In her 1995 review, Israel’s independent government watchdog, Miriam Ben-Porat, asserts that a “not insignificant number” of guards at school gates had failed to meet criteria set by the ministry of education.

The report was issued only a day before Israel’s prime minister, Yitzhak Rabin, was due to receive the recommendations of a committee chaired by the deputy education minister on the handling of security at schools. The meeting was postponed, and was due to take place earlier this week. One issue under review is whether the education ministry should retain overall responsibility for school security, or whether it should be passed to the police.

The terrorist incident took place at the ORT-Kennedy School in the south of the city in March 1993. Pupils had already subdued the knife-wielding attacker by the time the unarmed security guard arrived at the scene.

But inadequacies in the city’s school security arrangements were apparent long before the attack, Ben-Porat’s report reveals. In 1991, local authorities took day-to-day charge of hiring security companies to guard schools. In April 1992, some five months into the operation of the new scheme, Ben-Porat’s office examined the profiles of 154 guards in Jewish-sector Jerusalem, discovering that more than 50 of them were over the maximum age of 55, and 22 had been guarding their posts without arms, when spot-checked. Local authority visits several months later further revealed that some guards were failing to turn up for work.
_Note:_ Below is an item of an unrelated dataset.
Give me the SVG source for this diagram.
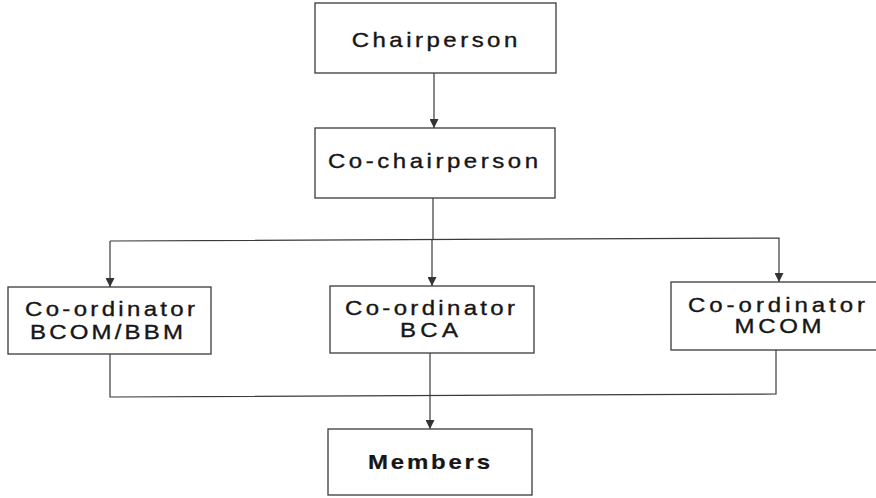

In March 1993, prior to the attack, spot checks on 233 educational institutions and 238 guards revealed that 38 guards were unarmed, 29 lacked basic training, and only 29 had gone through refresher courses. Many of them were not at their posts at the time of the visits.

Entries and exits of visitors were not recorded at most schools; in some cases, there was nothing to indicate that searches of perimeter fences had been carried out; and in many instances, there were holes in fences and gates.

A spokesperson for the Jerusalem municipality said that school security had been dealt with more professionally since 1993, and met the education ministry’s criteria. Spot checks on nearly all the city’s 373 guards last week showed that only 1 per cent were below par. All guards were now armed.